NEW YORK - As the BP oil spill saga enters its
second month, the country continues to struggle with questions: how to
stop the leak, how to contain the environmental damage, what can be
done to make sure this doesn't happen again, and what, exactly, led to
this unprecedented disaster?

In New York, where there's the
prospect of a natural gas drilling boom, there's another question: what
lessons from the spill can be applied to drilling in the Marcellus
Shale? State environmental officials are reviewing new regulations that
would apply to deep horizontal wells used in combination with hydraulic
fracturing. The unconventional combination has never been used in New
York.

(Hydraulic fracturing - hydrofracking, as it's commonly
called - is an extraction method where a mix of water, sand, and
chemicals is forced down a well at high pressure to break apart the
rock and release the gas.)

The BP spill illustrates that it's
cheaper and better for the environment to prevent pollution as opposed
to cleaning up a disaster, says Dereth Glance, program director for
Citizens Campaign for the Environment.

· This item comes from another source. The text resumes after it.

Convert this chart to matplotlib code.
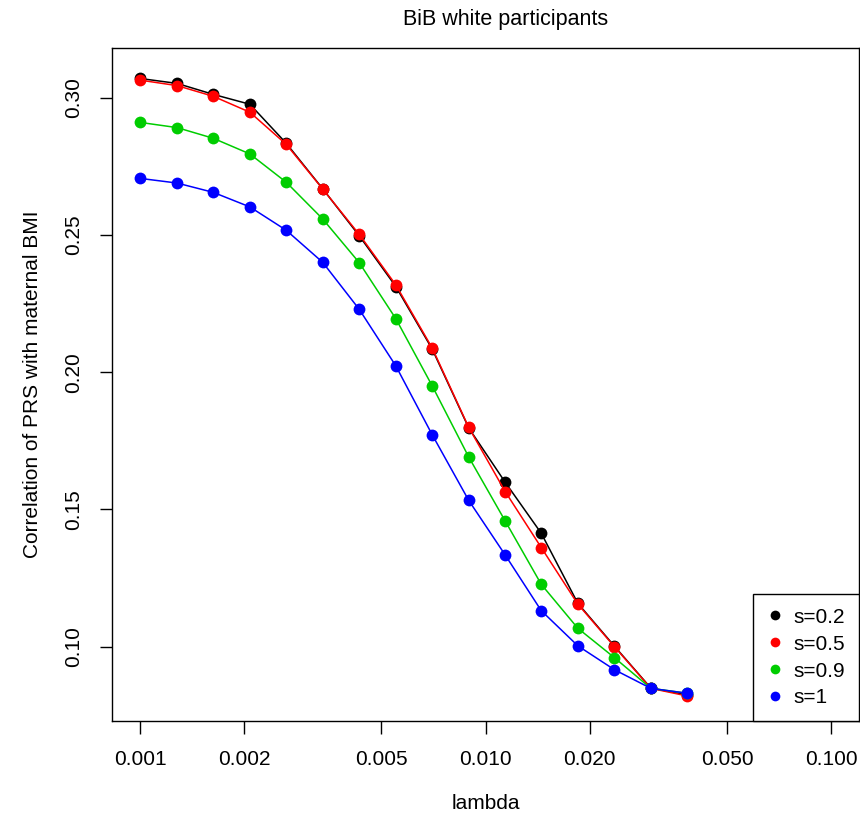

And once pollution occurs, she
says, there's no guarantee you can clean it up.

Detailed plans need to be prepared in anticipation of any problem that might arise, Glance says.

Sally
Howard, a member of the Federation of Monroe County Environmentalists,
says there should be safety measures and backup safety measures to
protect fresh-water resources from contamination. Howard wasn't
speaking on the group's behalf.

"Once chemicals escape into a
lake, trout stream, or water table we can't just click ‘undo' to get it
back," Howard wrote in an e-mail.

Energy companies already use
horizontal wells and hydrofracking in Pennsylvania's part of the
Marcellus. And there have been serious problems. Last week, a Marcellus
well in the western Pennsylvania town of Lawrence ruptured and shot
natural gas and fracking fluid 75 feet into the air. The well was
capped 16 hours later.

In another incident, Pennsylvania state
officials ordered Cabot Oil to stop drilling after it spilled thousands
of gallons of fracking fluid, which contaminated a stream. The state's
regulatory agencies were caught unprepared, Glance says. She says she's
worried the same thing could happen in New York.

Environmental
groups have criticized New York's draft shale hydrofracking guidelines,
saying they aren't strict enough or easily enforceable. They also worry
that DEC staffing levels aren't adequate to provide the kind of
independent oversight that'll be necessary. The DEC's review could be
finished later this year, with permits going out in 2011.

Katherine
Nadeau is the water and natural resources program director for
Environmental Advocates of New York. A lot of people are paying extra
attention to what the Legislature and the state DEC do regarding shale
drilling regulations, she says.

She says there are 28 different
bills between the State Senate and Assembly dealing with different
aspects of fracking. Last week, some of them started through the
Assembly's committee process.

One bill would establish a drilling
moratorium until the federal Environmental Protection Agency finishes a
hydrofracking study. That bill is backed by at least some environmental
groups.

The same forces drive offshore oil drilling and on-shore
shale gas drilling. Over the years, easily-accessed domestic reservoirs
of oil and gas have been depleted, but there's still high demand for
both. Energy companies continue to make serious money off of the
products, so they've started tapping non-conventional sources like
deep-water oil deposits or natural gas trapped inside dense shale
formations.

But these new sources come with problems of their
own. They're more expensive to develop and they carry greater
environmental risk. The BP oil spill is a perfect example: it's at
least double the size of the Exxon Valdez spill and could be up to nine
times as large, say some media reports. The oil that's spewed from a
broken pipe has soiled beaches, coated wildlife, and could spoil
coastal marshes. BP has repeatedly failed to stop the leak.

The
factors that allegedly led to the leak sound an awful lot like the
concerns state residents have over Marcellus Shale drilling: human
error, lax oversight, and inadequate environmental review.